It really started with one of those major life changes: divorce. Until then, I had a minor amount of debt on my credit cards, as they were handy to pay for small business expenses or travel. After the separation, expenses stared popping up, and I, on what was left of my income after child and spousal support payments, wasn’t adequately prepared sometimes. A car repair bill, my ex’s hospital bill, a flight or two, you get the idea. It wasn’t long before my debt had crept up on me and was now approaching $7,000 in consumer credit card debt and another $2,500 for my ex’s hospital bill, which I had agreed to pay. I needed to turn things around or I would face a situation with my personal finances in which I would be relying on credit cards to make ends meet.
Before you say, “Big Deal! That was under $10k, that’s nothing”, let me explain something. I’ve been there before. I went through Chapter 7, the big bankruptcy, years ago. I knew better then too, and was in over my head to the tune of more than $50k that time. Rather than head down that same path that happened years ago, I took action to prevent a similar fate. I did not have creditors calling me this time around, and wasn’t late on a single payment. My credit was fine; I just knew I was heading down a slippery slope. When confronting a debt problem, most people don’t know where to begin.
First, I created a budget and analyzed how much I could trim from my spending. Realizing I could use additional income, I found several ways to make money online. With my new budget, and increase in income, I was ready to tackle my debt.

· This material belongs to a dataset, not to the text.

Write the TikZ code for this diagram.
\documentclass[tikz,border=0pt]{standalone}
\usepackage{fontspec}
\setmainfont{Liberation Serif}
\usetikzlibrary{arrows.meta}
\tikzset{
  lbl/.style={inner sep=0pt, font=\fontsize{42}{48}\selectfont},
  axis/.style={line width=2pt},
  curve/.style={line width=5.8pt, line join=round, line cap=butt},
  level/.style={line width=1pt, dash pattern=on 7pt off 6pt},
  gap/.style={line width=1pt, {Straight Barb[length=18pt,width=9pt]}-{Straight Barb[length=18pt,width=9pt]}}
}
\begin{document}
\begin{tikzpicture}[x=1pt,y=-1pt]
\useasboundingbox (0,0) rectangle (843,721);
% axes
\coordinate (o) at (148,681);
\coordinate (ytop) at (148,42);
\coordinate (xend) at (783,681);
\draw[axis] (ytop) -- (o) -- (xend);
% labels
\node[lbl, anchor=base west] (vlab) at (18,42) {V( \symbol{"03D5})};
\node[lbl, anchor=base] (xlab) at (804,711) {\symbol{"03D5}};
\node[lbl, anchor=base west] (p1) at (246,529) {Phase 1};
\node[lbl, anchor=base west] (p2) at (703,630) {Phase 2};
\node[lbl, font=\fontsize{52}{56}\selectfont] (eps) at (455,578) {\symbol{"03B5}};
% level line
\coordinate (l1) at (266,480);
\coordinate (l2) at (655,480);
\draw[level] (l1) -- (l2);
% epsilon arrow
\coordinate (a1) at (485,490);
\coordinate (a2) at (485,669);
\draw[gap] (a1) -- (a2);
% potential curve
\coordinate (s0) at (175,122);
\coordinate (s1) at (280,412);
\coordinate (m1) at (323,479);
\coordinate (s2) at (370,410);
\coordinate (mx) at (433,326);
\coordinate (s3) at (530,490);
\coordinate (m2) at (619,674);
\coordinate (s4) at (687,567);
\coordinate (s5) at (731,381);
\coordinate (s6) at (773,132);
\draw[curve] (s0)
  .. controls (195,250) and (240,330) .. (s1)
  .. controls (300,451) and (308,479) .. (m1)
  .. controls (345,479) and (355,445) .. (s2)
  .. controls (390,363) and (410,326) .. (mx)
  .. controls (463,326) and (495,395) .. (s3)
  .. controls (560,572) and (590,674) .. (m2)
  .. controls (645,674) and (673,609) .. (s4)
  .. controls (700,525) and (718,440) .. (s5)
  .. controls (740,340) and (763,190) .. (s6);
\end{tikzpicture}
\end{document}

Different ideas abound, but one that I found that works and motivates you to continue paying down debt is Dave Ramsey’s Debt Snowball Plan. In this plan, you pay off the smallest debts first, and then apply the payments you were making on the smallest debt to the next smallest, and so on. As you see debts becoming satisfied, you’ll gain satisfaction in knowing that you are getting out of debt. This motivates you to keep going. I modified the Debt Snowball Plan, in that I also combined it with reorganizing my debts so that I was paying the least in interest as possible.
Here’s what I did. $400 on Credit Card 1 and at a high rate, was my first payoff. $450 on Credit Card 2 also with a high rate, was 2nd. I transferred a balance of $3,000 from Credit Card 3 to Credit Card 4 at a much lower interest rate, for a total of $6,150. The hospital bill of $2,500 agreed to take payments of $200 a month, at no interest, so I only paid the minimum there, from a health savings account to keep it tax advantaged, and worked to pay down the $6,150 as quickly as possible. With about $700 a month to be able to put toward paying off debt, my debts were paid for in about a year and I felt great!
Ramsey, Dave. (2009). Get Out of Debt with the Debt Snowball Plan.